* begin Task inputs *

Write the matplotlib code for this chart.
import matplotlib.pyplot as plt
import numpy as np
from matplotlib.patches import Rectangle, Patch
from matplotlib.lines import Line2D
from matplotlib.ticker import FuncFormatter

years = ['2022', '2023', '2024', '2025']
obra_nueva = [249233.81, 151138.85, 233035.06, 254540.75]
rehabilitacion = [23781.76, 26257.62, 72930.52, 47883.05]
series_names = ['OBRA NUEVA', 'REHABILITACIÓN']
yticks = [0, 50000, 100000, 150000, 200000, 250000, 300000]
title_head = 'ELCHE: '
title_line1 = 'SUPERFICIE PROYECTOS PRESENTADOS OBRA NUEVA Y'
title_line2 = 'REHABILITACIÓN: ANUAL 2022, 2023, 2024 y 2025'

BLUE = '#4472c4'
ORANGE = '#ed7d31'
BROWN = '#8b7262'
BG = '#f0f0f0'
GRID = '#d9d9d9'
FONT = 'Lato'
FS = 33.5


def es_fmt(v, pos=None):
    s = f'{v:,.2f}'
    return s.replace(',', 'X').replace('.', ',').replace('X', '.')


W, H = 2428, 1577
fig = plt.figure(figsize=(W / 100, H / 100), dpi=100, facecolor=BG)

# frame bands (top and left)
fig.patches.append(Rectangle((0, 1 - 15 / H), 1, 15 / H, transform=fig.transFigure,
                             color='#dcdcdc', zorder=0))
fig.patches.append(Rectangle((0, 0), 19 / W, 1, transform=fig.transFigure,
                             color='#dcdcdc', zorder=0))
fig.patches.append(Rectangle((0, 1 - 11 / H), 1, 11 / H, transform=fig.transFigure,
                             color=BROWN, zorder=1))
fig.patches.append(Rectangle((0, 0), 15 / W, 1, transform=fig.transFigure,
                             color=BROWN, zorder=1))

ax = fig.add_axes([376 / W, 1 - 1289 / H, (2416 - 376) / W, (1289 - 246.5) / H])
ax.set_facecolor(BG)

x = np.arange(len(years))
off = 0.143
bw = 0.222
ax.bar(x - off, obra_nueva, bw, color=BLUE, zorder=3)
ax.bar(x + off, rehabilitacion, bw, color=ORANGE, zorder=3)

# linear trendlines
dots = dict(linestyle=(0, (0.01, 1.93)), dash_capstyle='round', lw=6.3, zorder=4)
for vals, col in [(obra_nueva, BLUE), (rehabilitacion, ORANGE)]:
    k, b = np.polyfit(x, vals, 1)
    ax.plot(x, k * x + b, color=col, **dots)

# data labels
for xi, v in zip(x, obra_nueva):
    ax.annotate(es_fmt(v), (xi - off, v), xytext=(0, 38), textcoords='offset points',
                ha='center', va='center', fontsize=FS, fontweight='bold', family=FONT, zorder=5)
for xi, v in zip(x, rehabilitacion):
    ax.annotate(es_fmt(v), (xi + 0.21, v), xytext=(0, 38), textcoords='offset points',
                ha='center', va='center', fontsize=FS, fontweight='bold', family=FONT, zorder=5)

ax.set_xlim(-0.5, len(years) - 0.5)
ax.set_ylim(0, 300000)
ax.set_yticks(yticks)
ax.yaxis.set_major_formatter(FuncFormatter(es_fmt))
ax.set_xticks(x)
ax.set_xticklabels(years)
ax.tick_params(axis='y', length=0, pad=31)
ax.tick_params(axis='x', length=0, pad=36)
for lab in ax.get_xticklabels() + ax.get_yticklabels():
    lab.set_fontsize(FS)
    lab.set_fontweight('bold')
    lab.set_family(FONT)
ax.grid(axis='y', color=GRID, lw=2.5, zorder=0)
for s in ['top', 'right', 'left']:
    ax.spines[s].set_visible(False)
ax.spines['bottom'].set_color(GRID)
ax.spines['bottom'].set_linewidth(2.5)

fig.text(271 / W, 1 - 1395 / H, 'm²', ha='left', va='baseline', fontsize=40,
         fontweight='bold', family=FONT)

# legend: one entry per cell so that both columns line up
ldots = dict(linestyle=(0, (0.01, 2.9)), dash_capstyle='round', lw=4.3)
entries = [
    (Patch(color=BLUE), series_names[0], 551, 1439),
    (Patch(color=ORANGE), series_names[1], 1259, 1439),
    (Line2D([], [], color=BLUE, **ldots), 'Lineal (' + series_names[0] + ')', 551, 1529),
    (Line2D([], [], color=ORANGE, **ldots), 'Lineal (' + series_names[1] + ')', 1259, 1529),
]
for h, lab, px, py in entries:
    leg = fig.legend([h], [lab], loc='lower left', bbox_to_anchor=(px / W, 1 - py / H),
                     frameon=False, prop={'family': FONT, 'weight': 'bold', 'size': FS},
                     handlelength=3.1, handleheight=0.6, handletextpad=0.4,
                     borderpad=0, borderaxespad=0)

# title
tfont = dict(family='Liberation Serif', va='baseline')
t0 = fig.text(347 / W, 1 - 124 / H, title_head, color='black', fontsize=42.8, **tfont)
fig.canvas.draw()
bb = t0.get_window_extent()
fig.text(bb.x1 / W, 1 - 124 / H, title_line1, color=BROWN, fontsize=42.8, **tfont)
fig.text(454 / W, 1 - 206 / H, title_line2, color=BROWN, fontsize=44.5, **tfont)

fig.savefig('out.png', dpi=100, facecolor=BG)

* end Task inputs *
* begin Task inputs *

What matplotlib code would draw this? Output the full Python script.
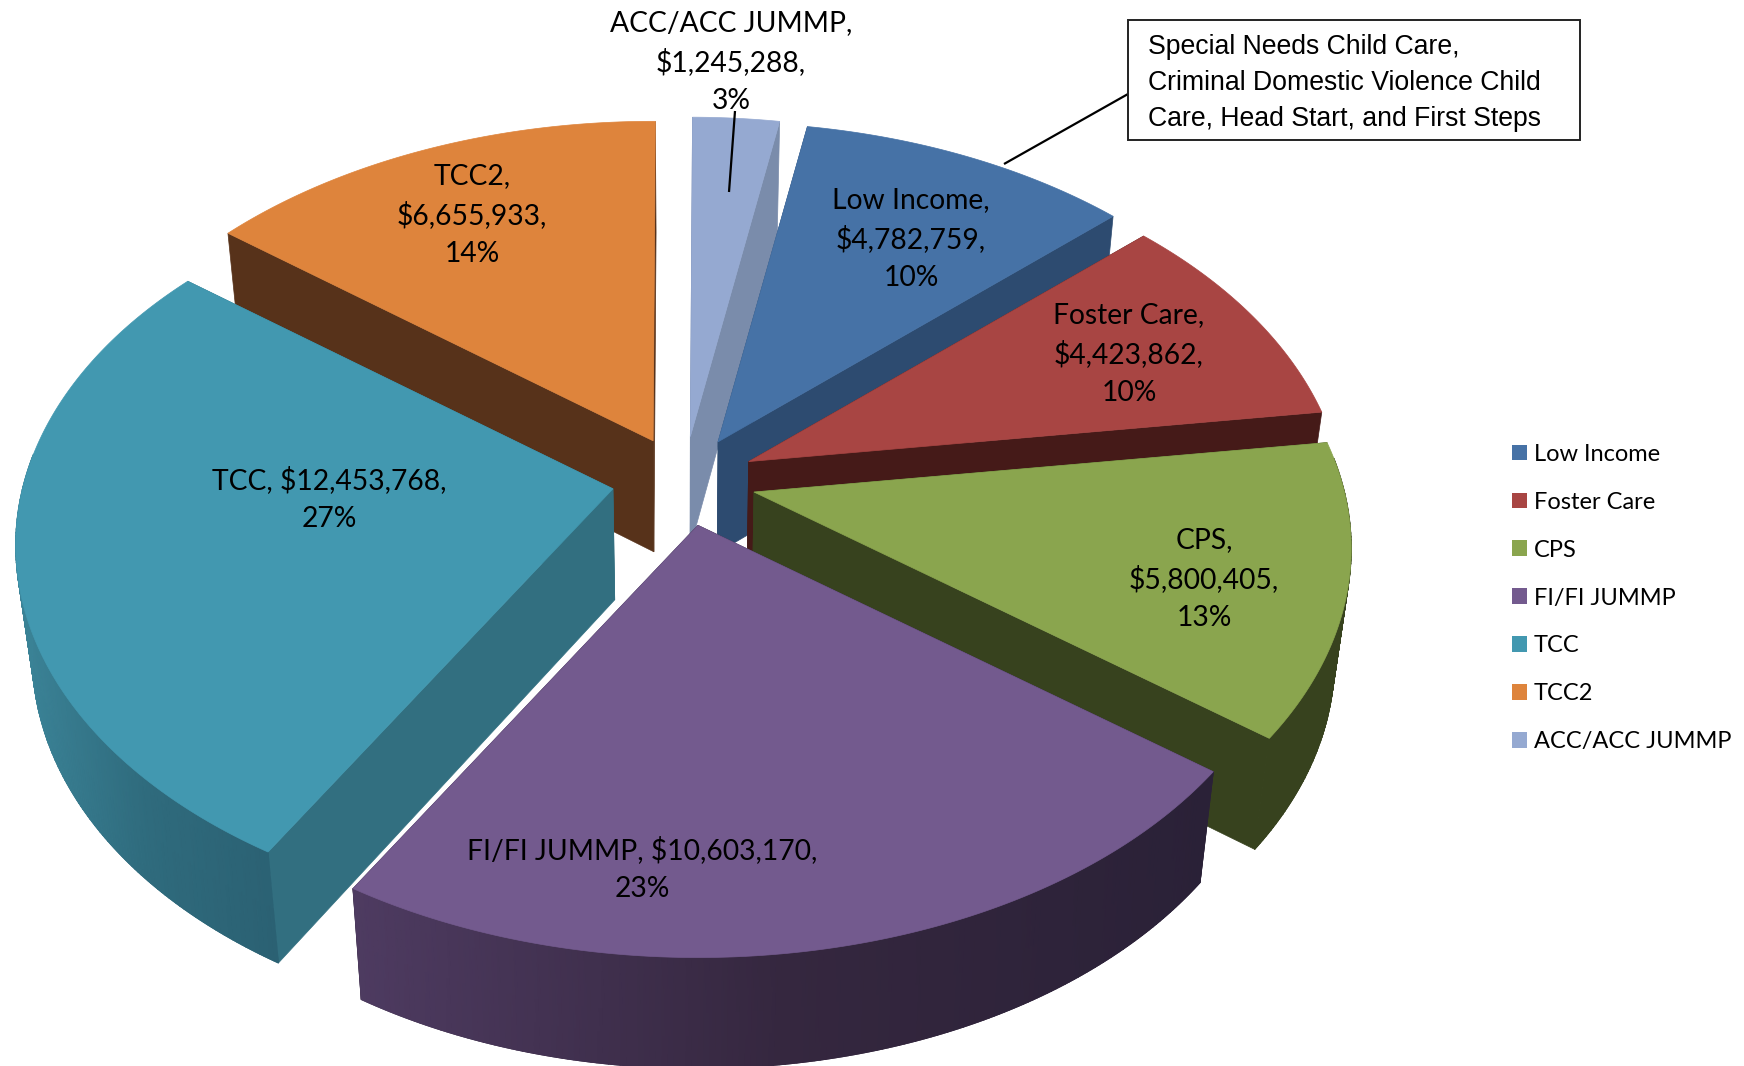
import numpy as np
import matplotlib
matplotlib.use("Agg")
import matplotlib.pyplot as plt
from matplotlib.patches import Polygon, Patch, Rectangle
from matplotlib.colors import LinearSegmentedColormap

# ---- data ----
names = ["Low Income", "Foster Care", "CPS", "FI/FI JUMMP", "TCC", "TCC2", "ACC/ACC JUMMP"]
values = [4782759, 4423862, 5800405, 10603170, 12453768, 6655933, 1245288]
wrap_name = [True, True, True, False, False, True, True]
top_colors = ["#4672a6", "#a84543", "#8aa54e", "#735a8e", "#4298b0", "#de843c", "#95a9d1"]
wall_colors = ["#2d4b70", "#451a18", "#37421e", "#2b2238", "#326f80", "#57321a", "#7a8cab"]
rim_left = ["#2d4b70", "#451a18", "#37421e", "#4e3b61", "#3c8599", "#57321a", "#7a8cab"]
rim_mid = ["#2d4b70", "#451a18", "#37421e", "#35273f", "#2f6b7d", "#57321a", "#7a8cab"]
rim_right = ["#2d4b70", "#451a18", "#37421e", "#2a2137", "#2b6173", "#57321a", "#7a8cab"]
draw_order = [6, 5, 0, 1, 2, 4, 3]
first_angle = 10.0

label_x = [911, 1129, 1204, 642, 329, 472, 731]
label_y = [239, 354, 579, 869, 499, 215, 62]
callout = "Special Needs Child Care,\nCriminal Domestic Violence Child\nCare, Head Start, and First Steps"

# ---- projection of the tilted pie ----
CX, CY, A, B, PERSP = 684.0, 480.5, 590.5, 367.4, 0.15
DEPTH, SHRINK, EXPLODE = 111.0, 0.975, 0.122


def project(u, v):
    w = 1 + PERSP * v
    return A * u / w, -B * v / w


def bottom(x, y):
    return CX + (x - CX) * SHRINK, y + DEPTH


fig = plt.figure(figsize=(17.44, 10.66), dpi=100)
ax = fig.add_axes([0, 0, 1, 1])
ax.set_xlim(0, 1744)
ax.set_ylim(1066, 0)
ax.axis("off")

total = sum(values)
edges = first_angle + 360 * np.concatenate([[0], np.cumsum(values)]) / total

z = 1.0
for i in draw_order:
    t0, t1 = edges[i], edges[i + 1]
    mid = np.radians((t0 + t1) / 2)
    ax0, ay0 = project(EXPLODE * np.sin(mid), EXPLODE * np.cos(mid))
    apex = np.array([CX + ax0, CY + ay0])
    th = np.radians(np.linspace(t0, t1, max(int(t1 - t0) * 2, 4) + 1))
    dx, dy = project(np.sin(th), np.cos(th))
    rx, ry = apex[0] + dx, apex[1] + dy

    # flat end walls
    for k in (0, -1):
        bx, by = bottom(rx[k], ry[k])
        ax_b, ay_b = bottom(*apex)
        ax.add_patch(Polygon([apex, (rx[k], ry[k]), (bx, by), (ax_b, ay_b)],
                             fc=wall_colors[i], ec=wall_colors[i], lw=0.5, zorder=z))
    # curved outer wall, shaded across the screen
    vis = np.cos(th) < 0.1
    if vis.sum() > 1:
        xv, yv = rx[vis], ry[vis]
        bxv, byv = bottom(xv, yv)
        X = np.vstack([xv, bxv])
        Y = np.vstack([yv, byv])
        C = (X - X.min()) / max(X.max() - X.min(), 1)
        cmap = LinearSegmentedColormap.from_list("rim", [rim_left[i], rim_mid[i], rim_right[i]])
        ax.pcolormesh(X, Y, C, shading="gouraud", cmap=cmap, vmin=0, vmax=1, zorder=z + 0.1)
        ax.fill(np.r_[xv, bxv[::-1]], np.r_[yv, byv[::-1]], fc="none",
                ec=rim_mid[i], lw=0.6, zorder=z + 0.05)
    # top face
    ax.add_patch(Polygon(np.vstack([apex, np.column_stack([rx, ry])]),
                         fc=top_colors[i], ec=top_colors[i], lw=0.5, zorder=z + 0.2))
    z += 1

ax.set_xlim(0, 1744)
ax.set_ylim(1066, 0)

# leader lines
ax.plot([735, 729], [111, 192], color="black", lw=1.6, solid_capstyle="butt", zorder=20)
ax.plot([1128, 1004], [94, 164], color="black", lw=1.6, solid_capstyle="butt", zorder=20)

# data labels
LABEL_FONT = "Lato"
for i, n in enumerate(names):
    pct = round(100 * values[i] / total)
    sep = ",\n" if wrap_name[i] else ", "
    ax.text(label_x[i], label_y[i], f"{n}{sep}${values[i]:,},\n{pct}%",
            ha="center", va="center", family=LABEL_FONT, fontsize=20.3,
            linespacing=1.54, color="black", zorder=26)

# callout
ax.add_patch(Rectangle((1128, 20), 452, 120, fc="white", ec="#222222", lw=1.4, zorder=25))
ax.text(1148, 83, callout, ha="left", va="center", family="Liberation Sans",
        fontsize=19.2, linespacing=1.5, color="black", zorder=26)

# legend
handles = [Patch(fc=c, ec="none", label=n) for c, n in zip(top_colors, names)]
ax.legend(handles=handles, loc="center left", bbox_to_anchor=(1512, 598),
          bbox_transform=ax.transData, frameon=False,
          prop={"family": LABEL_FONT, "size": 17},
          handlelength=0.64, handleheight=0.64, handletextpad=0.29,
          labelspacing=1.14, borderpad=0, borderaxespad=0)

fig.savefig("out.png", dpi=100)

* end Task inputs *

▶ Work to be completed
Quote word for word the lines from the line holding "Write the matplotlib code for this chart." through the line holding "return s.replace(',', 'X').replace('.', ',').replace('X', '.')"; include both of those lines and add nothing.

▶ Solution to this task
Write the matplotlib code for this chart.
import matplotlib.pyplot as plt
import numpy as np
from matplotlib.patches import Rectangle, Patch
from matplotlib.lines import Line2D
from matplotlib.ticker import FuncFormatter

years = ['2022', '2023', '2024', '2025']
obra_nueva = [249233.81, 151138.85, 233035.06, 254540.75]
rehabilitacion = [23781.76, 26257.62, 72930.52, 47883.05]
series_names = ['OBRA NUEVA', 'REHABILITACIÓN']
yticks = [0, 50000, 100000, 150000, 200000, 250000, 300000]
title_head = 'ELCHE: '
title_line1 = 'SUPERFICIE PROYECTOS PRESENTADOS OBRA NUEVA Y'
title_line2 = 'REHABILITACIÓN: ANUAL 2022, 2023, 2024 y 2025'

BLUE = '#4472c4'
ORANGE = '#ed7d31'
BROWN = '#8b7262'
BG = '#f0f0f0'
GRID = '#d9d9d9'
FONT = 'Lato'
FS = 33.5


def es_fmt(v, pos=None):
    s = f'{v:,.2f}'
    return s.replace(',', 'X').replace('.', ',').replace('X', '.')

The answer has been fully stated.